Başarılı hizmetlerine rağmen Mustafa Kemal Sofya’daki görevi,faal görevden uzaklaştırma olarak değerlendirmektedir. 1 Ağustos 1914’te Birinci Dünya Savaşı başladıktan sonra İttihatçıların Almanlarla anlaşmasını acı bir şekilde eleştirir. Hatta Alman Ordularının zafer yürüyüşleri yaptıkları günlerde savaşı kaybedeceklerini söyler. Osmanlı’nın savaşa girmesi üzerine, ısrarla ordu içinde rütbesine uygun bir görev verilmesini ister. Enver Paşa, “orduda sizin için daima bir görev vardır. Ancak Sofya Ataşeliği, daha önemli olduğu için orada bırakıyoruz” şeklinde cevap verir.
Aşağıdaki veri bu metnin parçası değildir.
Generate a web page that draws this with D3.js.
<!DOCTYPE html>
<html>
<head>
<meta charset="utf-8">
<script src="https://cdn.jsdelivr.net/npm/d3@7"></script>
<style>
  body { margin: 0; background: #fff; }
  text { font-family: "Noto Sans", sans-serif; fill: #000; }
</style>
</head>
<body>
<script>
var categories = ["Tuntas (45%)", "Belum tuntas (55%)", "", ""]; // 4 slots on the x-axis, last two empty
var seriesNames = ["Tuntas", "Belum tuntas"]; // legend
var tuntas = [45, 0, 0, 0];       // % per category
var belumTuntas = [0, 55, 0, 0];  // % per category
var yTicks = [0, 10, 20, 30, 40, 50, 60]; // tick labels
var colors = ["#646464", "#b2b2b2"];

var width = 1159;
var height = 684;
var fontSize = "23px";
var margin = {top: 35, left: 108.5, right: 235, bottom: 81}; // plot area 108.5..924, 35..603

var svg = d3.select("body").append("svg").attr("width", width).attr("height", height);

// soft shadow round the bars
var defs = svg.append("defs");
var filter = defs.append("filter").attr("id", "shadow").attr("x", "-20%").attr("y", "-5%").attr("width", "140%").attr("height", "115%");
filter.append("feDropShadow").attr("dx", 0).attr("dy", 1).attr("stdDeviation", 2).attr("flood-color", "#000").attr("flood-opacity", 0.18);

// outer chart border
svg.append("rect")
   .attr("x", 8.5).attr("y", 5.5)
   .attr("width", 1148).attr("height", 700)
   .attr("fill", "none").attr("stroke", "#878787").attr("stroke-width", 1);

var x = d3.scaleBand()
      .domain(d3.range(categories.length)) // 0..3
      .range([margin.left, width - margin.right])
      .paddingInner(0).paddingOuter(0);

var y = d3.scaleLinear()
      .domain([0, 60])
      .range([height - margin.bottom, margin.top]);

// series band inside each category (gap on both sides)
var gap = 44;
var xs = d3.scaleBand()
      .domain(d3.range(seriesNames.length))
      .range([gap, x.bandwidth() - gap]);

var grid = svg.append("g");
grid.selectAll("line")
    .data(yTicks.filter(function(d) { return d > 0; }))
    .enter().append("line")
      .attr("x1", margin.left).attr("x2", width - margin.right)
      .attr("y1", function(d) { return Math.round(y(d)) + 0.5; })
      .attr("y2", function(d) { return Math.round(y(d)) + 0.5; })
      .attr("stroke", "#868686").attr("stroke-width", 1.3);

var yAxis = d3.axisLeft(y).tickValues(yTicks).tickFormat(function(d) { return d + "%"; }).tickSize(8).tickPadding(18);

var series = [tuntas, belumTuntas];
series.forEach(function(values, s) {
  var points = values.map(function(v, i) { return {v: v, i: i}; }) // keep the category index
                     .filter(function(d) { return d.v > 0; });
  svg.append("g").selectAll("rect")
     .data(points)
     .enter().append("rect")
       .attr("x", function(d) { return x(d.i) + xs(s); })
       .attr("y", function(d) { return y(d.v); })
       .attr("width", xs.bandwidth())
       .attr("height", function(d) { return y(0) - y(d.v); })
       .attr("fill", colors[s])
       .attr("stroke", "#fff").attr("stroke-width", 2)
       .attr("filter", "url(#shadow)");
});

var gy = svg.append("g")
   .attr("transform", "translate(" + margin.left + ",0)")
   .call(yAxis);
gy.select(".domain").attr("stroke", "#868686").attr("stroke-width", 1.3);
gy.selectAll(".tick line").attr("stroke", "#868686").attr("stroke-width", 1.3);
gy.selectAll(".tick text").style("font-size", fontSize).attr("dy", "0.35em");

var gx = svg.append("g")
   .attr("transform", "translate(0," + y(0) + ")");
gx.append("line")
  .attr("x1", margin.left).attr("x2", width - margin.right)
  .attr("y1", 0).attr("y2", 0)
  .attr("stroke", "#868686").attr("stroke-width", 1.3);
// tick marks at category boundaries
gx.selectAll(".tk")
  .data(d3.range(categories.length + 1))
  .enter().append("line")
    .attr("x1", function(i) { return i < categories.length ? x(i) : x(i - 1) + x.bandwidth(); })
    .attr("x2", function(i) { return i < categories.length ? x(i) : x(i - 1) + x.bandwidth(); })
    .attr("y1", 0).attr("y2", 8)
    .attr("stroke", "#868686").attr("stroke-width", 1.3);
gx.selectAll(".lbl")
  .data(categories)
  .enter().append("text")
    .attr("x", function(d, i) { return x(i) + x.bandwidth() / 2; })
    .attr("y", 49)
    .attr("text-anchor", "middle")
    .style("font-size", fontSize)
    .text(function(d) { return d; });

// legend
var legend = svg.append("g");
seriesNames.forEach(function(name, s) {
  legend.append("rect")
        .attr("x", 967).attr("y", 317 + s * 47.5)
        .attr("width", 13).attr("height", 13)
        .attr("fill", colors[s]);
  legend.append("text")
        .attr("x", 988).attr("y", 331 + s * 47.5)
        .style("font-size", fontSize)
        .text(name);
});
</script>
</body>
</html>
Mustafa Kemal cevabında “yurt savunmasından daha önemli ve yüce bir görev olamayacağını, arkadaşları cephede vuruşurken kendisinin Sofya’da kalamayacağını, eğer birinci sınıf subay olmak yeteneğinde değilse, kanaatını açıkça bildirmesini ister.” Yazılı ve sözlü ısrarları üzerine, 29 Kasım 1914’te 1. Tümen Komutanlığına atanır. Ama 2 gün sonra bu atama iptal edilir. Birinci Tümene Yarbay Cafer Tayyar atanmıştır. Acaba Enver Paşa ona cephede hizmet etmek yolunu aşmak istememekte midir?36. Ona cephede bir görev ancak Sarıkamış bozgunundan sonra Harbiye Nazır Vekili Talat Paşa imzasıyla verilir (20 Ocak 1915). Mustafa Kemal Tekirdağ’da oluşma halindeki 19. Tümene Komutan olarak atanmıştır. Haber üzerine hemen yurda döner.
2. Meşrutiyet’in ilânından Ocak 1915’e kadar geçen dönemde, Mustafa Kemal’in karakter çizgileri daha bir belirginleşmiştir. O mesleğinde kabiliyetli, ileri görüşlü, doğru düşünen, süratli karar veren, kararın uygulanmasını ısrarla takip eden kıymetli bir kurmay subaydır. Medenî cesaret sahibidir. Fikirlerini, eleştirilerini her çevrede çekinmeden ortaya koymaktadır. Bu tutumu ve üstün meziyetleri sebebiyle rakip olabilir varsayımı ile bazı İttihatçı çevrelerce sistemli bir şekilde geri plâna itilmeye, önü kesilmeye çalışılmaktadır.